What you will do -
Narrow the data below down to the lines containing "this".

Dataset rows -
##########
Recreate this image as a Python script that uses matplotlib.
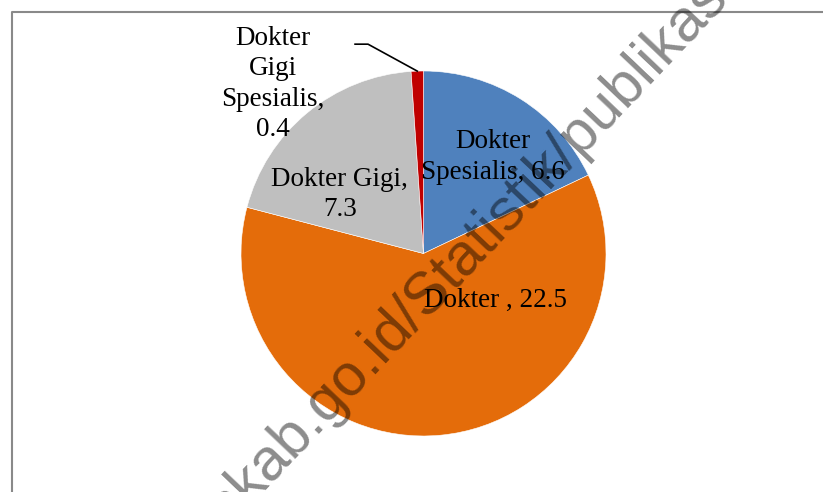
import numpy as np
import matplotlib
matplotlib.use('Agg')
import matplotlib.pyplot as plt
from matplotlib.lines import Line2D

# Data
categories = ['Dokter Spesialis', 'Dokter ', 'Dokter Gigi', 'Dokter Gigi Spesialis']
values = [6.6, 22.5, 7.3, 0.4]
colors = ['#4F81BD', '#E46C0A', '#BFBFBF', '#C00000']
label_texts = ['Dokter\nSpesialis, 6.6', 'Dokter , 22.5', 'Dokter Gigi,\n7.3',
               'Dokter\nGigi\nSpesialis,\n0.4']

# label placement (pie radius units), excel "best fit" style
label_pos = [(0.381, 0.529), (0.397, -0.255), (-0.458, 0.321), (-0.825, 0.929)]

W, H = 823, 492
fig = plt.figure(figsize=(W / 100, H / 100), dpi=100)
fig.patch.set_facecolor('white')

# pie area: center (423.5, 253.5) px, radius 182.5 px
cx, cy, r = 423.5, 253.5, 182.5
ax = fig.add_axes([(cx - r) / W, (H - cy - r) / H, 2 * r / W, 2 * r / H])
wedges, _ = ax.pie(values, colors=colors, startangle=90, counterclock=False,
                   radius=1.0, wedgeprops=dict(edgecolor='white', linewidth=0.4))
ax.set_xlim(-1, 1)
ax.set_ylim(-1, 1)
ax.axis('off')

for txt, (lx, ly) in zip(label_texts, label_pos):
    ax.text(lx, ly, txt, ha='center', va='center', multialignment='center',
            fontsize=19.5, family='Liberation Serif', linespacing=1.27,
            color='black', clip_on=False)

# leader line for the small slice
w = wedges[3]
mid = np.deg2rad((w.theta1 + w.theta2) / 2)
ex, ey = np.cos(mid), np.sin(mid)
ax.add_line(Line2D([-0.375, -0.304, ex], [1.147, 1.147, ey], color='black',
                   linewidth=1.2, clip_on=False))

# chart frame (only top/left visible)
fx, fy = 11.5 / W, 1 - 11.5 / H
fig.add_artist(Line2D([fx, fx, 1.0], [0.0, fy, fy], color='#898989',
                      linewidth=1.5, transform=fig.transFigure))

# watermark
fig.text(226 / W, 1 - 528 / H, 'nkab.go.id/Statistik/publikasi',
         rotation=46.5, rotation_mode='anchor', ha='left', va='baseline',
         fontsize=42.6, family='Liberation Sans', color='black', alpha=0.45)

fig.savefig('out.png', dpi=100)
##########
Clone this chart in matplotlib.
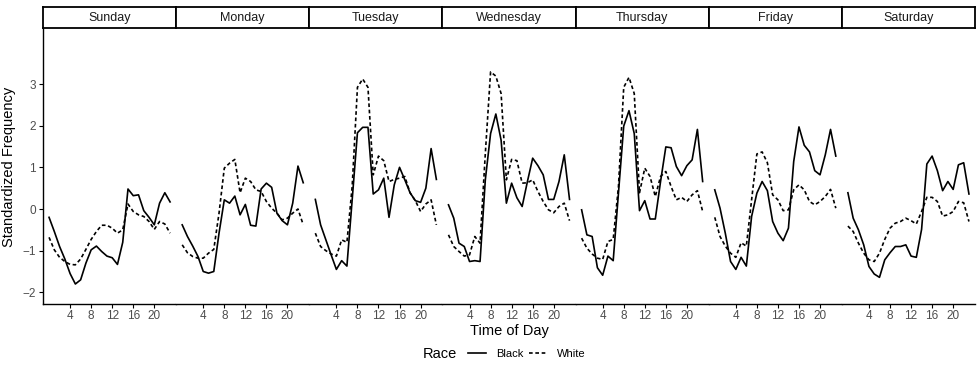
##########
Exercise solution -
Recreate this image as a Python script that uses matplotlib.
Clone this chart in matplotlib.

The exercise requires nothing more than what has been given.